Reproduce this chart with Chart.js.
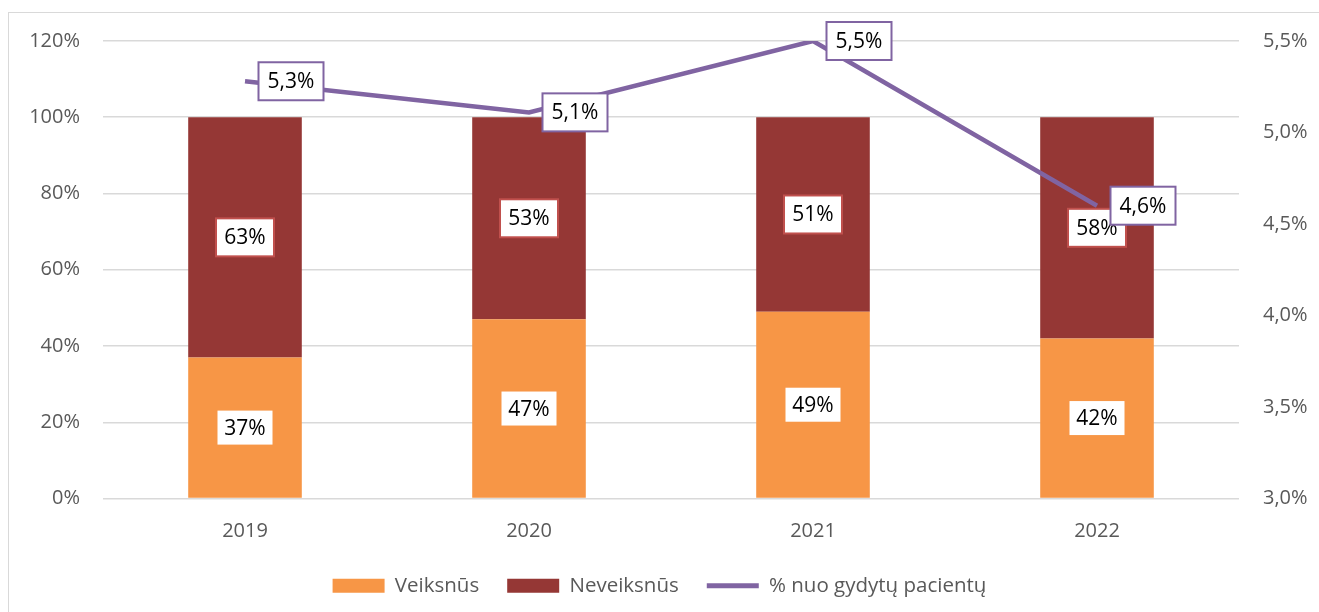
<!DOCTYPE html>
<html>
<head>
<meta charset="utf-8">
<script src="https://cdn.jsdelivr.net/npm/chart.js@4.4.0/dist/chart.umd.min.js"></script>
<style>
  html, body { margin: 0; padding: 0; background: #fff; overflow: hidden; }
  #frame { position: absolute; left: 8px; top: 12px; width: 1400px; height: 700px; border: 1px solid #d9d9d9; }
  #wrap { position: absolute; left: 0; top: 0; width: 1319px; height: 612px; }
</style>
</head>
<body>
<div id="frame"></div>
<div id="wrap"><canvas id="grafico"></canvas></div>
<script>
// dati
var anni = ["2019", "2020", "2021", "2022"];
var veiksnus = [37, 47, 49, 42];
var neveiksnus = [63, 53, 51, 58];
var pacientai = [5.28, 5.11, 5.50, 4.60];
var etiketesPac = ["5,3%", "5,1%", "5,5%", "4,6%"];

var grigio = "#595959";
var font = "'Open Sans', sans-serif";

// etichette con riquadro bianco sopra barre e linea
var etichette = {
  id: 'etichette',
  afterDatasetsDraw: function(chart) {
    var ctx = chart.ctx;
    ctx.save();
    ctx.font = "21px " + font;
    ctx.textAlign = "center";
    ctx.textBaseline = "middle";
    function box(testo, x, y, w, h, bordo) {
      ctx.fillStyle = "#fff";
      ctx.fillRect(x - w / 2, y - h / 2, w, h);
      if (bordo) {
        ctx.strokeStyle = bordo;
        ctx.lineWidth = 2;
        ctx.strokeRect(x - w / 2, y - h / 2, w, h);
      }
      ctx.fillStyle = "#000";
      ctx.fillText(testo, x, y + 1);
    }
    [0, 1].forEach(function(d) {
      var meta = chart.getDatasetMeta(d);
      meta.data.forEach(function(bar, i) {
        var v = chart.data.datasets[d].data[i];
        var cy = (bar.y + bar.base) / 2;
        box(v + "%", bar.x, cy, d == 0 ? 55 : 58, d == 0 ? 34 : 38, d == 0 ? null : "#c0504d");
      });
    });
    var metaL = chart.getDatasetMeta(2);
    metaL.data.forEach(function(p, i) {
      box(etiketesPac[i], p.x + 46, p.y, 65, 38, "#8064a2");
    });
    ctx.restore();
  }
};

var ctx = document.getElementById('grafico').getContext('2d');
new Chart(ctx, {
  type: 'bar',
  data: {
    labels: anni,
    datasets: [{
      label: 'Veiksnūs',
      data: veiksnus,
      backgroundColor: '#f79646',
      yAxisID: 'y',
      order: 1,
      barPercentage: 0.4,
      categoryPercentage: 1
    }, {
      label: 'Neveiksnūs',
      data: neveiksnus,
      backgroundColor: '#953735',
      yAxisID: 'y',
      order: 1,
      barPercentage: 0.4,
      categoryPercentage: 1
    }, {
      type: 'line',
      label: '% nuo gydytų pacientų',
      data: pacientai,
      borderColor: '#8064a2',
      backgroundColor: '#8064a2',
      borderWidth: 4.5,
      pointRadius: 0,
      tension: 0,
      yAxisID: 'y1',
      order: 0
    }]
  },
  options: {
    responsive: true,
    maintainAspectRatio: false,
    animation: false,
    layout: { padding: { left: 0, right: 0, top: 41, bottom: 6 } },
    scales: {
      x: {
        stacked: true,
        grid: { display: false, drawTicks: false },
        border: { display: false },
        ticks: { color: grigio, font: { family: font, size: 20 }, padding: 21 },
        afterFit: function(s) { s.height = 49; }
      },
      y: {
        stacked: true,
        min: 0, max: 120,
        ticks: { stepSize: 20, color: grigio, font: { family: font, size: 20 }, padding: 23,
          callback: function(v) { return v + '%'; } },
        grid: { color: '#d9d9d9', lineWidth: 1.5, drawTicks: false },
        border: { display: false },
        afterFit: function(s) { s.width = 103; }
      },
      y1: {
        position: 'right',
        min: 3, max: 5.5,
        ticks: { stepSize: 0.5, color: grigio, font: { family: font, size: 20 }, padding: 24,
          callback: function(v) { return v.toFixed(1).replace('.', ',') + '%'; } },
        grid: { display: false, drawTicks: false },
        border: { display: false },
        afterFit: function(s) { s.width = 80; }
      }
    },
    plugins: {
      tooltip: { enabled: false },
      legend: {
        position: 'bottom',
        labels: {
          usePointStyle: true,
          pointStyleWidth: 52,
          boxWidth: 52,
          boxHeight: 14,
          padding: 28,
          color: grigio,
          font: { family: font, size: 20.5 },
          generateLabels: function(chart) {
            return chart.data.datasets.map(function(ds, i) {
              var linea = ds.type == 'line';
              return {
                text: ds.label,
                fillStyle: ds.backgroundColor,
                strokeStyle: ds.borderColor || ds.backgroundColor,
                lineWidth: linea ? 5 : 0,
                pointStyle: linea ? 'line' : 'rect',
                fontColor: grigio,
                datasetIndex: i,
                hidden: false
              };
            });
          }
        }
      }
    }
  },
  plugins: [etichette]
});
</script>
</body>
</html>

□ □ □

## [Task brief]
Exactly as written, return every line of the listing, but not the pictures.

## [Solution below]
Reproduce this chart with Chart.js.
<!DOCTYPE html>
<html>
<head>
<meta charset="utf-8">
<script src="https://cdn.jsdelivr.net/npm/chart.js@4.4.0/dist/chart.umd.min.js"></script>
<style>
  html, body { margin: 0; padding: 0; background: #fff; overflow: hidden; }
  #frame { position: absolute; left: 8px; top: 12px; width: 1400px; height: 700px; border: 1px solid #d9d9d9; }
  #wrap { position: absolute; left: 0; top: 0; width: 1319px; height: 612px; }
</style>
</head>
<body>
<div id="frame"></div>
<div id="wrap"><canvas id="grafico"></canvas></div>
<script>
// dati
var anni = ["2019", "2020", "2021", "2022"];
var veiksnus = [37, 47, 49, 42];
var neveiksnus = [63, 53, 51, 58];
var pacientai = [5.28, 5.11, 5.50, 4.60];
var etiketesPac = ["5,3%", "5,1%", "5,5%", "4,6%"];

var grigio = "#595959";
var font = "'Open Sans', sans-serif";

// etichette con riquadro bianco sopra barre e linea
var etichette = {
  id: 'etichette',
  afterDatasetsDraw: function(chart) {
    var ctx = chart.ctx;
    ctx.save();
    ctx.font = "21px " + font;
    ctx.textAlign = "center";
    ctx.textBaseline = "middle";
    function box(testo, x, y, w, h, bordo) {
      ctx.fillStyle = "#fff";
      ctx.fillRect(x - w / 2, y - h / 2, w, h);
      if (bordo) {
        ctx.strokeStyle = bordo;
        ctx.lineWidth = 2;
        ctx.strokeRect(x - w / 2, y - h / 2, w, h);
      }
      ctx.fillStyle = "#000";
      ctx.fillText(testo, x, y + 1);
    }
    [0, 1].forEach(function(d) {
      var meta = chart.getDatasetMeta(d);
      meta.data.forEach(function(bar, i) {
        var v = chart.data.datasets[d].data[i];
        var cy = (bar.y + bar.base) / 2;
        box(v + "%", bar.x, cy, d == 0 ? 55 : 58, d == 0 ? 34 : 38, d == 0 ? null : "#c0504d");
      });
    });
    var metaL = chart.getDatasetMeta(2);
    metaL.data.forEach(function(p, i) {
      box(etiketesPac[i], p.x + 46, p.y, 65, 38, "#8064a2");
    });
    ctx.restore();
  }
};

var ctx = document.getElementById('grafico').getContext('2d');
new Chart(ctx, {
  type: 'bar',
  data: {
    labels: anni,
    datasets: [{
      label: 'Veiksnūs',
      data: veiksnus,
      backgroundColor: '#f79646',
      yAxisID: 'y',
      order: 1,
      barPercentage: 0.4,
      categoryPercentage: 1
    }, {
      label: 'Neveiksnūs',
      data: neveiksnus,
      backgroundColor: '#953735',
      yAxisID: 'y',
      order: 1,
      barPercentage: 0.4,
      categoryPercentage: 1
    }, {
      type: 'line',
      label: '% nuo gydytų pacientų',
      data: pacientai,
      borderColor: '#8064a2',
      backgroundColor: '#8064a2',
      borderWidth: 4.5,
      pointRadius: 0,
      tension: 0,
      yAxisID: 'y1',
      order: 0
    }]
  },
  options: {
    responsive: true,
    maintainAspectRatio: false,
    animation: false,
    layout: { padding: { left: 0, right: 0, top: 41, bottom: 6 } },
    scales: {
      x: {
        stacked: true,
        grid: { display: false, drawTicks: false },
        border: { display: false },
        ticks: { color: grigio, font: { family: font, size: 20 }, padding: 21 },
        afterFit: function(s) { s.height = 49; }
      },
      y: {
        stacked: true,
        min: 0, max: 120,
        ticks: { stepSize: 20, color: grigio, font: { family: font, size: 20 }, padding: 23,
          callback: function(v) { return v + '%'; } },
        grid: { color: '#d9d9d9', lineWidth: 1.5, drawTicks: false },
        border: { display: false },
        afterFit: function(s) { s.width = 103; }
      },
      y1: {
        position: 'right',
        min: 3, max: 5.5,
        ticks: { stepSize: 0.5, color: grigio, font: { family: font, size: 20 }, padding: 24,
          callback: function(v) { return v.toFixed(1).replace('.', ',') + '%'; } },
        grid: { display: false, drawTicks: false },
        border: { display: false },
        afterFit: function(s) { s.width = 80; }
      }
    },
    plugins: {
      tooltip: { enabled: false },
      legend: {
        position: 'bottom',
        labels: {
          usePointStyle: true,
          pointStyleWidth: 52,
          boxWidth: 52,
          boxHeight: 14,
          padding: 28,
          color: grigio,
          font: { family: font, size: 20.5 },
          generateLabels: function(chart) {
            return chart.data.datasets.map(function(ds, i) {
              var linea = ds.type == 'line';
              return {
                text: ds.label,
                fillStyle: ds.backgroundColor,
                strokeStyle: ds.borderColor || ds.backgroundColor,
                lineWidth: linea ? 5 : 0,
                pointStyle: linea ? 'line' : 'rect',
                fontColor: grigio,
                datasetIndex: i,
                hidden: false
              };
            });
          }
        }
      }
    }
  },
  plugins: [etichette]
});
</script>
</body>
</html>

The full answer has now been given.